ティンウィンさんは講演の最後に、当面の雇用悪化を乗り切るための緊急支援の要請と、長期的視野にたった「外国人労働者の待遇改善」を訴えた。
緊急支援の要請としては、(1)「難民認定申請中の者にも速やかに就労を認め、仮滞在中の者であっても、失職者には失業保険を給付する」(2)「失職者に対する食べ物や日用品などの救援支援」(3)「失職者の家族に対する医療支援、子どもに対する教育支援」を訴えた。
また、長期的視野にたった外国人労働者の待遇改善としては、(1)「外国人労働者がきちんと日本語を学べる環境づくり」、(2)「スキルを身につけられる職業訓練の実施」、(3)「雇用機会の均等」、(4)「外国人の子どもに対する教育支援」の必要性を説いた。
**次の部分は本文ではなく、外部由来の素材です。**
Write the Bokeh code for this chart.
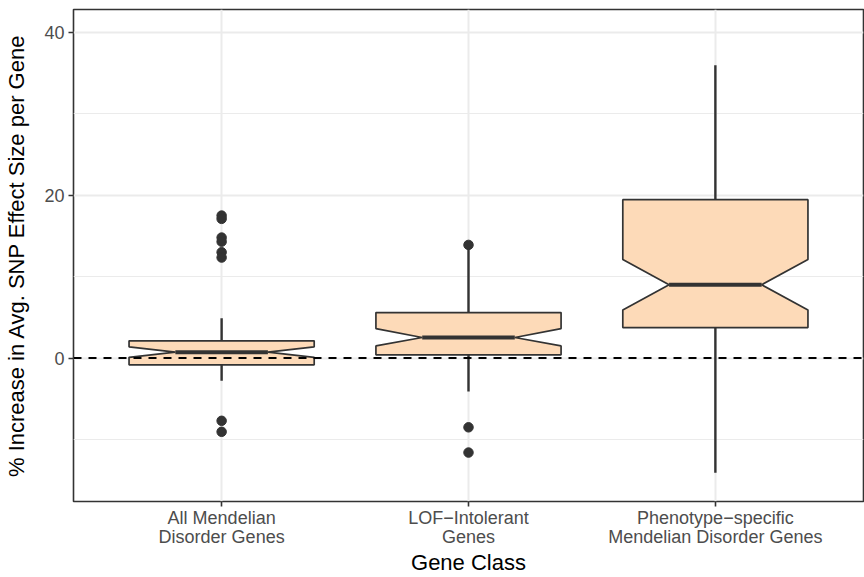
from bokeh.plotting import figure
from bokeh.models import Range1d, FixedTicker, Span
from bokeh.embed import file_html
from bokeh.resources import INLINE

# ---- data ----
categories = ["All Mendelian\nDisorder Genes",
              "LOF\u2212Intolerant\nGenes",
              "Phenotype\u2212specific\nMendelian Disorder Genes"]
positions = [1, 2, 3]
q1 = [-0.82, 0.40, 3.75]
median = [0.73, 2.53, 9.01]
q3 = [2.12, 5.59, 19.45]
notch_lo = [0.09, 1.50, 5.91]
notch_hi = [1.38, 3.63, 12.11]
whisk_lo = [-2.77, -4.10, -14.07]
whisk_hi = [4.90, 13.50, 35.96]
outlier_group = [1, 1, 1, 1, 1, 1, 1, 1, 2, 2, 2]
outlier_value = [17.5, 17.1, 14.8, 14.3, 13.0, 12.35, -7.7, -9.05, 13.9, -8.5, -11.6]
y_ticks = [0, 20, 40]
y_minor = [-10, 10, 30]
x_title = "Gene Class"
y_title = "% Increase in Avg. SNP Effect Size per Gene"

FONT = "Liberation Sans"
DARK = "#333333"
GRID = "#EBEBEB"
FILL = "#FDDAB8"

Y_LO, Y_HI = -17.61, 42.81
p = figure(width=864, height=577, output_backend="svg", toolbar_location=None,
           x_range=Range1d(0.4, 3.6), y_range=Range1d(Y_LO, Y_HI),
           min_border_left=73, min_border_right=1, min_border_top=9, min_border_bottom=74)
p.background_fill_color = "white"
p.border_fill_color = "white"
p.outline_line_color = DARK
p.outline_line_width = 1.6

# grids
p.xgrid.ticker = FixedTicker(ticks=positions)
p.xgrid.grid_line_color = GRID
p.xgrid.grid_line_width = 2
p.ygrid.ticker = FixedTicker(ticks=y_ticks, minor_ticks=y_minor)
p.ygrid.grid_line_color = GRID
p.ygrid.grid_line_width = 2
p.ygrid.minor_grid_line_color = GRID
p.ygrid.minor_grid_line_width = 1.2

# axes
for ax in (p.xaxis[0], p.yaxis[0]):
    ax.axis_line_color = None
    ax.major_tick_line_color = DARK
    ax.major_tick_line_width = 1.6
    ax.major_tick_out = 5
    ax.major_tick_in = 0
    ax.minor_tick_line_color = None
    ax.major_label_text_font = FONT
    ax.major_label_text_font_size = "18px"
    ax.major_label_text_color = "#4D4D4D"
    ax.major_label_text_line_height = 0.95
    ax.axis_label_text_font = FONT
    ax.axis_label_text_font_size = "22px"
    ax.axis_label_text_font_style = "normal"
    ax.axis_label_text_color = "black"
    ax.axis_label_text_line_height = 0.9

p.xaxis.ticker = FixedTicker(ticks=positions)
p.xaxis.major_label_overrides = {pos: lab for pos, lab in zip(positions, categories)}
p.xaxis.axis_label = x_title
p.xaxis.major_label_standoff = 1
p.xaxis.axis_label_standoff = 0

p.yaxis.ticker = FixedTicker(ticks=y_ticks)
p.yaxis.axis_label = y_title
p.yaxis.major_label_standoff = 4
p.yaxis.axis_label_standoff = 12

# outliers
p.scatter(outlier_group, outlier_value, size=9.5, color=DARK, line_color=DARK)

# whiskers
p.segment(x0=positions, y0=q3, x1=positions, y1=whisk_hi, line_color=DARK, line_width=2.4)
p.segment(x0=positions, y0=q1, x1=positions, y1=whisk_lo, line_color=DARK, line_width=2.4)

# notched boxes
hw = 0.375
xs, ys = [], []
for c, a, nl, m, nh, b in zip(positions, q1, notch_lo, median, notch_hi, q3):
    xs.append([c - hw, c - hw, c - hw / 2, c - hw, c - hw, c + hw, c + hw, c + hw / 2, c + hw, c + hw])
    ys.append([a, nl, m, nh, b, b, nh, m, nl, a])
p.patches(xs, ys, fill_color=FILL, line_color=DARK, line_width=1.7)

# medians
p.segment(x0=[c - hw / 2 for c in positions], y0=median,
          x1=[c + hw / 2 for c in positions], y1=median,
          line_color=DARK, line_width=4)

# reference line at zero
p.add_layout(Span(location=0, dimension="width", line_color="black",
                  line_width=2, line_dash="8 7"))

open("out.html", "w").write(file_html(p, INLINE))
なかでも、外国人児童に対する教育問題は深刻で、イジメや言葉の問題から公立学校になじめなかった子どもたちは、“義務教育”の網の目からこぼれおち、やがて不就学児童となってしまう。多くの可能性を秘めた“ダイヤモンドの原石”であるはずの子どもたちが、じゅうぶんな学力を身につけられないばかりに、日本社会からドロップアウトしてしまえば、やがて犯罪に走りかねないだろう。
「これは、決して私たち外国人だけの問題ではありません。今後、ますます少子化が進む日本が、外国人をどう受け入れ、どう付き合っていくのか―。日本自身の問題でもあるのです」 と、ティンウィンさんは講演を締めくくった。